Bowlers must employ different tactics while bowling with the Kookaburra, which, unlike the SG ball, moves appreciably when it’s new. Hence the endeavour should be to release the ball properly, pitch it slightly fuller and extract movement in the air. Smart bowlers use the more pronounced seam to bowl cutters too.

Fast bowlers when the ball gets old

The brand of ball makes very little difference in the approach when the ball gets old, when there isn’t much conventional swing, no movement off the surface, and it’s too early to get reverse swing going. That’s when discipline and patience take centre stage.

Zaheer is a master operator in these situations, especially in post-lunch sessions in the subcontinent. He bowls at about 70% of his optimum speed, sticks to a line a foot outside off stump, employs a 6-3 or 7-2 off-side field and waits for the batsman to commit hara-kiri. He has the advantage of the natural angle working for him, taking the ball away from the right-hander even when it isn’t swinging.

Another tactic is to get two fast bowlers to bowl bouncers in tandem from around the stumps, with both fine leg and square leg on the fence. Since there’s nothing happening otherwise, there’s no harm in trying something different.

Once the ball starts reverse-swinging, good quick bowlers come into their own. One is still required to stick to a line (you don’t want to bowl on both sides of the wicket) but lengths can, and perhaps must, vary with almost every delivery. The last thing you, as a bowler, want when the ball is reverse-swinging is to be predictable. Even a toe-crushing yorker doesn’t have the same effect if every ball is in the block-hole.

Spinners

Slow bowlers are your workhorses on dead surfaces, for good captains rarely give their fast bowlers long spells. Spinners are required to do the donkey’s work of bowling extremely long spells with or, mostly, without any assistance from the surface. They need strategies too, but unlike for their quicker counterparts, their plans don’t vary from Kookaburra to SG Test, for balls don’t behave radically differently depending on their brand when in the hands of a spinner.

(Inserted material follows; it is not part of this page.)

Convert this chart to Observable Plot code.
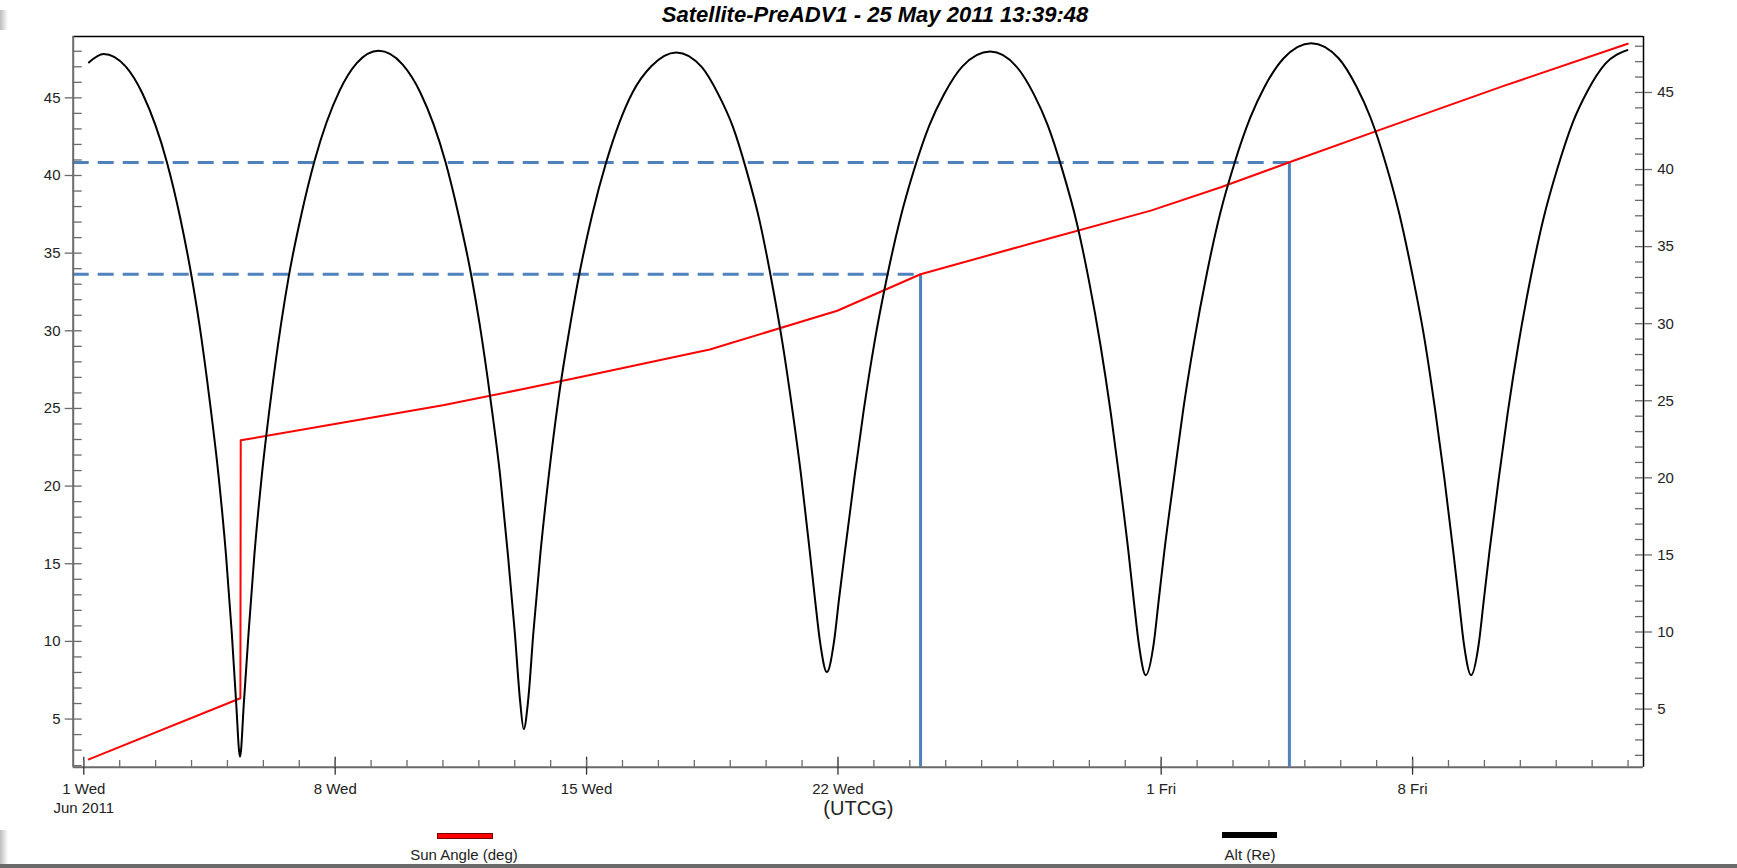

Length is not negotiable: they must stick to it for as long as they are bowling or pay for it dearly. The lines and the pace, though, must keep changing, along with the introduction of variations like the doosra, googly or the arm ball. The lack of purchase from the surface, unless you’re a Murali or Warne, might make a spinner monotonous, and that’s what they must guard against. They must keep using the drift, experiment with angles by coming over and around the stumps, and use fielders cleverly to play with the batsman’s mind. There may be nothing happening but the batsman must always get the impression that there’s a plan in place. And the most likely way for a spinner to get a wicket on these surfaces is to put pressure on the batsman by making run-scoring difficult and thus making him commit a faux pas.

Ideally one would always have tracks like the ones England dished out for the recently concluded Pakistan-Australia Test series, which had enough in them to keep the bowlers interested. But expecting them from curators in the subcontinent would be a bit too optimistic. While I have written about how a bowler can plan, it’s still a bloody tough job to be a bowler in the subcontinent. Unless we make a conscious effort to prepare sporting wickets, it may well cut a few careers short, either due to injury or lack of results. To those who’re still standing and delivering in these inhuman conditions: take a bow!